About this recipe
This moist banana bread (or should I say cake?) is perfect for breakfast, brunch, or afternoon tea. It's also a great recipe to experiment with: feel free to replace the flour with a gluten-free mix or almond flour, whole wheat flour such as spelt flour, etc.
If, like us, you often have bananas at home and suddenly discover one morning that they have turned to the dark side, this recipe will ease your anti-waste conscience. Use them immediately, or systematically collect the peeled bananas in the freezer to use at any time.
by @baking - Feel free to contact me via Instagram or Facebook.
Ingredients
- 180 g flour (also works with a gluten-free mix!)
- ¾ teaspoon sodium bicarbonate (baking soda)
- ½ teaspoon cinnamon
- ⅓ teaspoon salt
- 70 g nuts (or omit these if you prefer a smooth, creamy result)
- 60 g softened butter (or 50 g coconut oil)
- 150 g cane sugar
- 1 egg
- 3 very ripe bananas
- 120 ml buttermilk (or milk with a tablespoon of lemon juice)
Preparation
- Preheat your oven (or even better: use the residual heat after baking for this recipe, so you'll have something tasty to enjoy with your coffee after dinner).
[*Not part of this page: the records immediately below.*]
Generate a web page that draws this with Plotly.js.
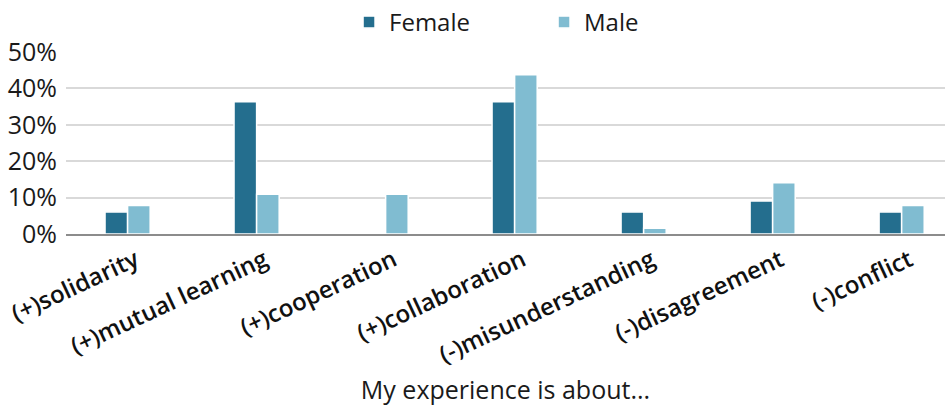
<!DOCTYPE html>
<html>
<head>
<meta charset="utf-8">
<script src="https://cdn.plot.ly/plotly-3.0.1.min.js"></script>
<style>html,body{margin:0;padding:0;overflow:hidden;background:#fff;}</style>
</head>
<body>
<div id="chart" style="width:945px;height:406px;"></div>
<script>
const categories = ["(+)solidarity", "(+)mutual learning", "(+)cooperation", "(+)collaboration", "(-)misunderstanding", "(-)disagreement", "(-)conflict"];
const female = [6.06, 36.36, 0, 36.36, 6.06, 9.09, 6.06];
const male = [7.81, 10.94, 10.94, 43.75, 1.56, 14.06, 7.81];
const yTicks = [0, 10, 20, 30, 40, 50];
const yTickText = ["0%", "10%", "20%", "30%", "40%", "50%"];

const FONT = "Open Sans, Noto Sans, sans-serif";
const traces = [
  {type: "bar", name: "Female", x: categories, y: female,
   marker: {color: "#246E8E", line: {color: "#ffffff", width: 1.5}}, hoverinfo: "none"},
  {type: "bar", name: "Male", x: categories, y: male,
   marker: {color: "#80BCD1", line: {color: "#ffffff", width: 1.5}}, hoverinfo: "none"}
];
const layout = {
  width: 945, height: 406,
  margin: {l: 66, r: 0, t: 52, b: 172},
  paper_bgcolor: "#fff", plot_bgcolor: "#fff",
  barmode: "group", bargap: 0.65, bargroupgap: 0,
  font: {family: FONT, color: "#1a1a1a"},
  showlegend: true,
  legend: {orientation: "h", x: 0.322, xanchor: "left", y: 1.165, yanchor: "middle",
           font: {size: 24, family: FONT, color: "#1a1a1a"}, entrywidth: 150, traceorder: "normal"},
  xaxis: {
    type: "category", range: [-0.4775, 6.336],
    tickangle: -25, tickfont: {size: 24, family: FONT, color: "#111", weight: 600},
    showgrid: false, showline: true, linecolor: "#8c8c8c", linewidth: 2,
    ticks: "", automargin: false, ticklabelstandoff: 1, ticklabelshift: 8,
    title: {text: "My experience is about...", font: {size: 25, family: FONT, color: "#1a1a1a"}, standoff: 18}
  },
  yaxis: {
    range: [0, 50], tickvals: yTicks, ticktext: yTickText,
    tickfont: {size: 25, family: FONT, color: "#1a1a1a"},
    showgrid: true, gridcolor: "#d9d9d9", gridwidth: 2,
    zeroline: false, showline: false, ticks: "", ticklabelstandoff: 8, automargin: false
  }
};
Plotly.newPlot("chart", traces, layout, {displayModeBar: false, staticPlot: true});
</script>
</body>
</html>
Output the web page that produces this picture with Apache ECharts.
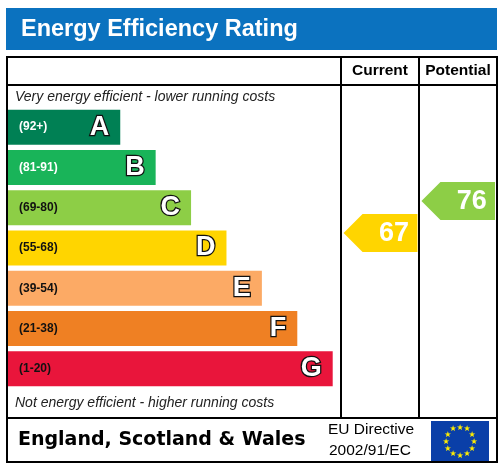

We aim for a relatively constant temperature of around 180-200°C for about 50 minutes.
- If you like nuts, briefly roast your nut mixture of choice over the fire (in a cast iron or steel pan, for example). Be careful, stay close by, and stir frequently so that they brown nicely and don't burn.
- Beat the butter with the sugar until soft and fluffy. Add the egg and beat until smooth.
- Mash the ripe bananas in a large plate or oven dish until smooth, and add to the butter mixture. If you want to top your banana bread with half bananas, set one banana aside. Add the buttermilk and mix well. If you don't have buttermilk at home, you can leave milk with a tablespoon of lemon juice to stand for 10 minutes and use this as a substitute.
- Mix the flour, baking soda, cinnamon, and salt in a bowl. Coarsely chop the roasted nuts and add them to the mixture.
- Add the dry ingredients to the wet ingredients and mix until you have a smooth batter.
- Grease your cake or bread pan with fat, or use baking paper or a silicone mold, and pour in the batter. Use a spatula to scrape out every last bit of batter.
- If you have set aside a banana, cut it in half lengthwise and gently press each half into the batter.
- Check the temperature in your Vonken oven and make sure the fire is extinguished. Want to avoid a crust that is too dark? Then make a little roof around the mold out of aluminum foil.
- Slide the mold into the oven, away from the coals, and close all valves and the door.
- After 25 minutes, check on the banana bread and turn it 180 degrees. After 40 minutes of baking, remove the aluminum foil.
- The banana bread should be ready after about 50 minutes. When you insert a knife into the batter, it should come out slightly moist and with a few grains on it—this will ensure that the banana bread remains moist. Bake for a little longer if you prefer a drier grain and texture.
- Remove the pan from the oven, but leave it to cool for at least 10 minutes before carefully removing the banana bread from the pan and leaving it to cool further on a wire rack.